→ Information supplied
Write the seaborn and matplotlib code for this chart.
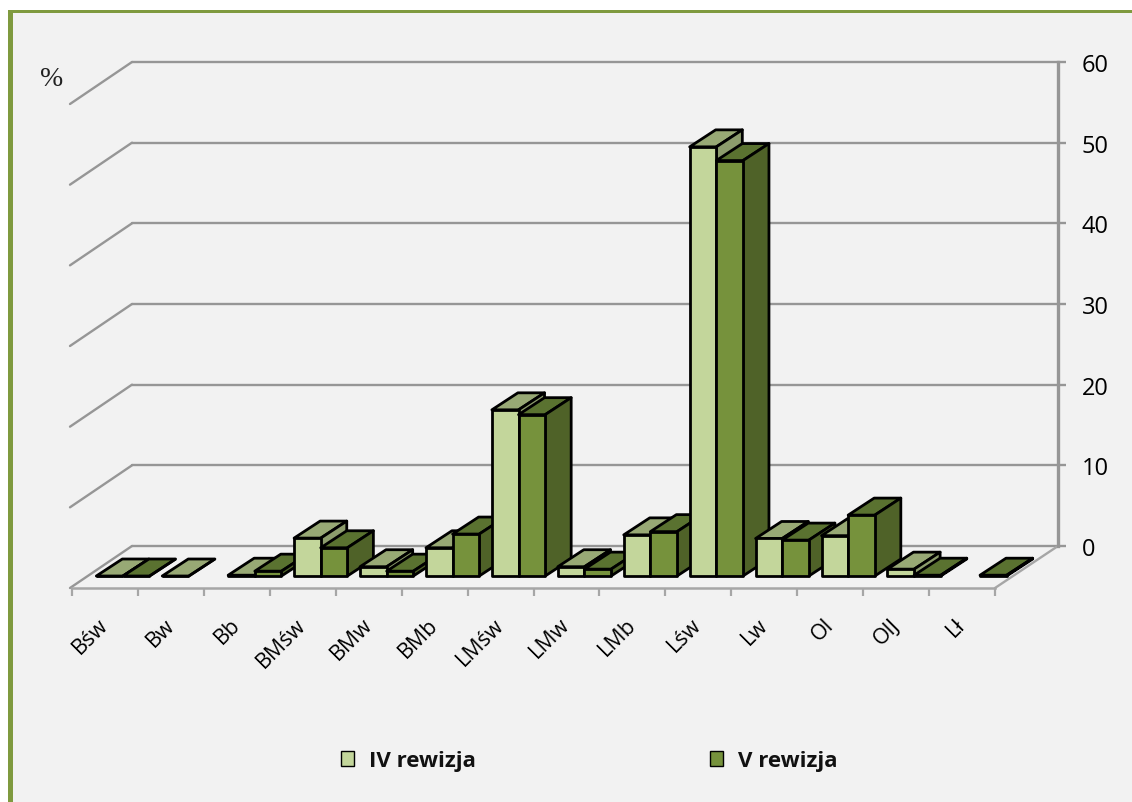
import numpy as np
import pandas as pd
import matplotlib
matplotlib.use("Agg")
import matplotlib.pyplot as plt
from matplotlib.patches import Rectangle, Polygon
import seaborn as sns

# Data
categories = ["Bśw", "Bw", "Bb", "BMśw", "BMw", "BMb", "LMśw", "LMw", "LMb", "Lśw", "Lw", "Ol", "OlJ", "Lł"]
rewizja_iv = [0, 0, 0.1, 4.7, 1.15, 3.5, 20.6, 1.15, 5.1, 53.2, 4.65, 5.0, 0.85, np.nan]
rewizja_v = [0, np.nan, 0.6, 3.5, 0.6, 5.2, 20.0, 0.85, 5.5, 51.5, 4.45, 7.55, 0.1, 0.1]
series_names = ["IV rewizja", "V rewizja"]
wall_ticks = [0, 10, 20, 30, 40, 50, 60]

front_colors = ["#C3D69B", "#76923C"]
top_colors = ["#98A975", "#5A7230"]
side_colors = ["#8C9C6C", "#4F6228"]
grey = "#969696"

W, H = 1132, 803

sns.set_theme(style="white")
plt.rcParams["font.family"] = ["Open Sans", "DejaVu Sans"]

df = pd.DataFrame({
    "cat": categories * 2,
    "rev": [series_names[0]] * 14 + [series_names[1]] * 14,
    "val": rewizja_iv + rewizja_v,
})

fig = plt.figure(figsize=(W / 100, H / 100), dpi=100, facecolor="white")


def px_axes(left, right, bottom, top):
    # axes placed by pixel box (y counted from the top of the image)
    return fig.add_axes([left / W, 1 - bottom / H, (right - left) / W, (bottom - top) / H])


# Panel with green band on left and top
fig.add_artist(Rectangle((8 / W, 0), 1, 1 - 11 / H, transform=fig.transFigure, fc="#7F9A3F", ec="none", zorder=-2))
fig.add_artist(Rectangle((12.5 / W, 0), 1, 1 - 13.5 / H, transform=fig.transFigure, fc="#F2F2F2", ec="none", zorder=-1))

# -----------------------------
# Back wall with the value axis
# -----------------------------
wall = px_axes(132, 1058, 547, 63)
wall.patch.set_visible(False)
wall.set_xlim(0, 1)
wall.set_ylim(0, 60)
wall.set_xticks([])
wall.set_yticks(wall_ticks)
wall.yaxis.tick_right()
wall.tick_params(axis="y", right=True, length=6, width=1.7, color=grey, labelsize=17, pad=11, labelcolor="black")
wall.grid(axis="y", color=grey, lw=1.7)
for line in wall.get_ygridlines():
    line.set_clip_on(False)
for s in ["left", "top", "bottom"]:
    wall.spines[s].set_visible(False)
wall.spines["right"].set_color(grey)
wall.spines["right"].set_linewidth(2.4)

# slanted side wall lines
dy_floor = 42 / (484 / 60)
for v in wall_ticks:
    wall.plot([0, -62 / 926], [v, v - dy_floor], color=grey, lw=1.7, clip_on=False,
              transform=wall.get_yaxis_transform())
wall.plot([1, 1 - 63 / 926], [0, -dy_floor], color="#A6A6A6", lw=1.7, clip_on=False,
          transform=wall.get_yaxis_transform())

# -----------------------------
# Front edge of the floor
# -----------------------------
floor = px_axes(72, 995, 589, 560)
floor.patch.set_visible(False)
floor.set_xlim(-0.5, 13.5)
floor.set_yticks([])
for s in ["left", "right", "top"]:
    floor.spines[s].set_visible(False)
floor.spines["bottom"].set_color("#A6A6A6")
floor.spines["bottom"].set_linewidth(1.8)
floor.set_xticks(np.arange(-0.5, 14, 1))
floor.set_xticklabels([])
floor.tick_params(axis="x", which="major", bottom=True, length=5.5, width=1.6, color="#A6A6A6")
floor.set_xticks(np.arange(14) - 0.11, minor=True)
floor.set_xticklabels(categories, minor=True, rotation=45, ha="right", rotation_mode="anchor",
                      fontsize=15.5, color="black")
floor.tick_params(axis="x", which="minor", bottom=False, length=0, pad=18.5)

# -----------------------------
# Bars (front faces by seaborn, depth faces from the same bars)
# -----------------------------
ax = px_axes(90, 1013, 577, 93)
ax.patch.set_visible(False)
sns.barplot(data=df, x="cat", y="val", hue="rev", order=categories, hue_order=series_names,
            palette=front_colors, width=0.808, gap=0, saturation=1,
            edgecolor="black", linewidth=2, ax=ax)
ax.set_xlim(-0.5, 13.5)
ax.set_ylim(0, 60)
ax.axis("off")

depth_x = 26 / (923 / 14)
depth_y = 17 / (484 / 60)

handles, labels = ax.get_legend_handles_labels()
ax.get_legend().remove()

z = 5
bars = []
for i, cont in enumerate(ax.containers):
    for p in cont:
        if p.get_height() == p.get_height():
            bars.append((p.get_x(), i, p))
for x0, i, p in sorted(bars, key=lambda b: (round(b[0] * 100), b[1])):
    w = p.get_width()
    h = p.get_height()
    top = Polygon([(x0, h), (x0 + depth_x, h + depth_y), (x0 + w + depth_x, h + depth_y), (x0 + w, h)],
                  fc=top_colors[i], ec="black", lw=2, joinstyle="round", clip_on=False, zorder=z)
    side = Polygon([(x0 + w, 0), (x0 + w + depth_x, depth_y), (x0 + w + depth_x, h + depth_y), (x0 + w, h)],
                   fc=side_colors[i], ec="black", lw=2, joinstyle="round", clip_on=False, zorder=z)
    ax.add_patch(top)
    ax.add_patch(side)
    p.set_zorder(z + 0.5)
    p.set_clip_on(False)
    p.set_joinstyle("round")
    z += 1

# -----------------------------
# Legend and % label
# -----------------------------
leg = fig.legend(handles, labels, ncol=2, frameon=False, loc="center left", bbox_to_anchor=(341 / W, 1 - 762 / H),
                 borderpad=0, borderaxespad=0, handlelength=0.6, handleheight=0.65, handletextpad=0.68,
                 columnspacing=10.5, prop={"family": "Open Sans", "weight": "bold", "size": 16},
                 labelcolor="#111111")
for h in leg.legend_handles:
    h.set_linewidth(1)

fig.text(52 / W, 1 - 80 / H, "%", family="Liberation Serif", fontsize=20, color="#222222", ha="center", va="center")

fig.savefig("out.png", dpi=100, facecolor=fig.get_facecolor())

→ Your instructions
Replicate the material above verbatim; images stay out of the copy.

→ Written reply
Write the seaborn and matplotlib code for this chart.
import numpy as np
import pandas as pd
import matplotlib
matplotlib.use("Agg")
import matplotlib.pyplot as plt
from matplotlib.patches import Rectangle, Polygon
import seaborn as sns

# Data
categories = ["Bśw", "Bw", "Bb", "BMśw", "BMw", "BMb", "LMśw", "LMw", "LMb", "Lśw", "Lw", "Ol", "OlJ", "Lł"]
rewizja_iv = [0, 0, 0.1, 4.7, 1.15, 3.5, 20.6, 1.15, 5.1, 53.2, 4.65, 5.0, 0.85, np.nan]
rewizja_v = [0, np.nan, 0.6, 3.5, 0.6, 5.2, 20.0, 0.85, 5.5, 51.5, 4.45, 7.55, 0.1, 0.1]
series_names = ["IV rewizja", "V rewizja"]
wall_ticks = [0, 10, 20, 30, 40, 50, 60]

front_colors = ["#C3D69B", "#76923C"]
top_colors = ["#98A975", "#5A7230"]
side_colors = ["#8C9C6C", "#4F6228"]
grey = "#969696"

W, H = 1132, 803

sns.set_theme(style="white")
plt.rcParams["font.family"] = ["Open Sans", "DejaVu Sans"]

df = pd.DataFrame({
    "cat": categories * 2,
    "rev": [series_names[0]] * 14 + [series_names[1]] * 14,
    "val": rewizja_iv + rewizja_v,
})

fig = plt.figure(figsize=(W / 100, H / 100), dpi=100, facecolor="white")


def px_axes(left, right, bottom, top):
    # axes placed by pixel box (y counted from the top of the image)
    return fig.add_axes([left / W, 1 - bottom / H, (right - left) / W, (bottom - top) / H])


# Panel with green band on left and top
fig.add_artist(Rectangle((8 / W, 0), 1, 1 - 11 / H, transform=fig.transFigure, fc="#7F9A3F", ec="none", zorder=-2))
fig.add_artist(Rectangle((12.5 / W, 0), 1, 1 - 13.5 / H, transform=fig.transFigure, fc="#F2F2F2", ec="none", zorder=-1))

# -----------------------------
# Back wall with the value axis
# -----------------------------
wall = px_axes(132, 1058, 547, 63)
wall.patch.set_visible(False)
wall.set_xlim(0, 1)
wall.set_ylim(0, 60)
wall.set_xticks([])
wall.set_yticks(wall_ticks)
wall.yaxis.tick_right()
wall.tick_params(axis="y", right=True, length=6, width=1.7, color=grey, labelsize=17, pad=11, labelcolor="black")
wall.grid(axis="y", color=grey, lw=1.7)
for line in wall.get_ygridlines():
    line.set_clip_on(False)
for s in ["left", "top", "bottom"]:
    wall.spines[s].set_visible(False)
wall.spines["right"].set_color(grey)
wall.spines["right"].set_linewidth(2.4)

# slanted side wall lines
dy_floor = 42 / (484 / 60)
for v in wall_ticks:
    wall.plot([0, -62 / 926], [v, v - dy_floor], color=grey, lw=1.7, clip_on=False,
              transform=wall.get_yaxis_transform())
wall.plot([1, 1 - 63 / 926], [0, -dy_floor], color="#A6A6A6", lw=1.7, clip_on=False,
          transform=wall.get_yaxis_transform())

# -----------------------------
# Front edge of the floor
# -----------------------------
floor = px_axes(72, 995, 589, 560)
floor.patch.set_visible(False)
floor.set_xlim(-0.5, 13.5)
floor.set_yticks([])
for s in ["left", "right", "top"]:
    floor.spines[s].set_visible(False)
floor.spines["bottom"].set_color("#A6A6A6")
floor.spines["bottom"].set_linewidth(1.8)
floor.set_xticks(np.arange(-0.5, 14, 1))
floor.set_xticklabels([])
floor.tick_params(axis="x", which="major", bottom=True, length=5.5, width=1.6, color="#A6A6A6")
floor.set_xticks(np.arange(14) - 0.11, minor=True)
floor.set_xticklabels(categories, minor=True, rotation=45, ha="right", rotation_mode="anchor",
                      fontsize=15.5, color="black")
floor.tick_params(axis="x", which="minor", bottom=False, length=0, pad=18.5)

# -----------------------------
# Bars (front faces by seaborn, depth faces from the same bars)
# -----------------------------
ax = px_axes(90, 1013, 577, 93)
ax.patch.set_visible(False)
sns.barplot(data=df, x="cat", y="val", hue="rev", order=categories, hue_order=series_names,
            palette=front_colors, width=0.808, gap=0, saturation=1,
            edgecolor="black", linewidth=2, ax=ax)
ax.set_xlim(-0.5, 13.5)
ax.set_ylim(0, 60)
ax.axis("off")

depth_x = 26 / (923 / 14)
depth_y = 17 / (484 / 60)

handles, labels = ax.get_legend_handles_labels()
ax.get_legend().remove()

z = 5
bars = []
for i, cont in enumerate(ax.containers):
    for p in cont:
        if p.get_height() == p.get_height():
            bars.append((p.get_x(), i, p))
for x0, i, p in sorted(bars, key=lambda b: (round(b[0] * 100), b[1])):
    w = p.get_width()
    h = p.get_height()
    top = Polygon([(x0, h), (x0 + depth_x, h + depth_y), (x0 + w + depth_x, h + depth_y), (x0 + w, h)],
                  fc=top_colors[i], ec="black", lw=2, joinstyle="round", clip_on=False, zorder=z)
    side = Polygon([(x0 + w, 0), (x0 + w + depth_x, depth_y), (x0 + w + depth_x, h + depth_y), (x0 + w, h)],
                   fc=side_colors[i], ec="black", lw=2, joinstyle="round", clip_on=False, zorder=z)
    ax.add_patch(top)
    ax.add_patch(side)
    p.set_zorder(z + 0.5)
    p.set_clip_on(False)
    p.set_joinstyle("round")
    z += 1

# -----------------------------
# Legend and % label
# -----------------------------
leg = fig.legend(handles, labels, ncol=2, frameon=False, loc="center left", bbox_to_anchor=(341 / W, 1 - 762 / H),
                 borderpad=0, borderaxespad=0, handlelength=0.6, handleheight=0.65, handletextpad=0.68,
                 columnspacing=10.5, prop={"family": "Open Sans", "weight": "bold", "size": 16},
                 labelcolor="#111111")
for h in leg.legend_handles:
    h.set_linewidth(1)

fig.text(52 / W, 1 - 80 / H, "%", family="Liberation Serif", fontsize=20, color="#222222", ha="center", va="center")

fig.savefig("out.png", dpi=100, facecolor=fig.get_facecolor())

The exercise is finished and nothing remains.